■ What is required: Your task is to repeat all of the data exactly while excluding the pictures.

+ + + +

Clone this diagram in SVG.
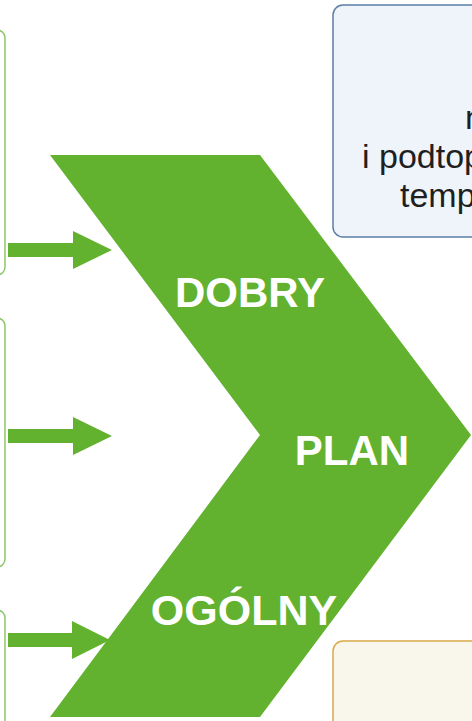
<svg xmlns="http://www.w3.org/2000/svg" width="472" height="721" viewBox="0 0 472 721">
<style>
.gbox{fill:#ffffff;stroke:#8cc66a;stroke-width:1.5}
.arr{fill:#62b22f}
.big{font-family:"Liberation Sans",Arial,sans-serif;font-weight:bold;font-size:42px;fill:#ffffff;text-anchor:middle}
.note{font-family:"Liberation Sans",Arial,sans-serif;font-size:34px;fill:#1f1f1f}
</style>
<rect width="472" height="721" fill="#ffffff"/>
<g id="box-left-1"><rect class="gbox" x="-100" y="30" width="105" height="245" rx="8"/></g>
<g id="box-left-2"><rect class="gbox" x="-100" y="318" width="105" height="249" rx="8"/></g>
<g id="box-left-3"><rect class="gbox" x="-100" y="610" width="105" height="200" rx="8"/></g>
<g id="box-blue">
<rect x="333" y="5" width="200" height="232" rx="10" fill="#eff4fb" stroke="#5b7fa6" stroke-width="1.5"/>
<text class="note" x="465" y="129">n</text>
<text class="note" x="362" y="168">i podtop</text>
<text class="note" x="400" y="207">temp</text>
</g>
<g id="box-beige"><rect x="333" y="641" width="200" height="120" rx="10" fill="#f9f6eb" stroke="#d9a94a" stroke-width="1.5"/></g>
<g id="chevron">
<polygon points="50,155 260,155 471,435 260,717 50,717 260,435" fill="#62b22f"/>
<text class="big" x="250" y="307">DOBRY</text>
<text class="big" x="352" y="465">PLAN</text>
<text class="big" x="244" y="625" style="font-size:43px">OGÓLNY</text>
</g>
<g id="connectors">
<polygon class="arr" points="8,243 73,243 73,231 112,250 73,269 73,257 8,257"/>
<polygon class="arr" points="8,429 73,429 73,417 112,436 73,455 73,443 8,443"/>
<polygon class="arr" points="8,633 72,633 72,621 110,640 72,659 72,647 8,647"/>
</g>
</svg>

+ + + +

■ Solution below:
Clone this diagram in SVG.
<svg xmlns="http://www.w3.org/2000/svg" width="472" height="721" viewBox="0 0 472 721">
<style>
.gbox{fill:#ffffff;stroke:#8cc66a;stroke-width:1.5}
.arr{fill:#62b22f}
.big{font-family:"Liberation Sans",Arial,sans-serif;font-weight:bold;font-size:42px;fill:#ffffff;text-anchor:middle}
.note{font-family:"Liberation Sans",Arial,sans-serif;font-size:34px;fill:#1f1f1f}
</style>
<rect width="472" height="721" fill="#ffffff"/>
<g id="box-left-1"><rect class="gbox" x="-100" y="30" width="105" height="245" rx="8"/></g>
<g id="box-left-2"><rect class="gbox" x="-100" y="318" width="105" height="249" rx="8"/></g>
<g id="box-left-3"><rect class="gbox" x="-100" y="610" width="105" height="200" rx="8"/></g>
<g id="box-blue">
<rect x="333" y="5" width="200" height="232" rx="10" fill="#eff4fb" stroke="#5b7fa6" stroke-width="1.5"/>
<text class="note" x="465" y="129">n</text>
<text class="note" x="362" y="168">i podtop</text>
<text class="note" x="400" y="207">temp</text>
</g>
<g id="box-beige"><rect x="333" y="641" width="200" height="120" rx="10" fill="#f9f6eb" stroke="#d9a94a" stroke-width="1.5"/></g>
<g id="chevron">
<polygon points="50,155 260,155 471,435 260,717 50,717 260,435" fill="#62b22f"/>
<text class="big" x="250" y="307">DOBRY</text>
<text class="big" x="352" y="465">PLAN</text>
<text class="big" x="244" y="625" style="font-size:43px">OGÓLNY</text>
</g>
<g id="connectors">
<polygon class="arr" points="8,243 73,243 73,231 112,250 73,269 73,257 8,257"/>
<polygon class="arr" points="8,429 73,429 73,417 112,436 73,455 73,443 8,443"/>
<polygon class="arr" points="8,633 72,633 72,621 110,640 72,659 72,647 8,647"/>
</g>
</svg>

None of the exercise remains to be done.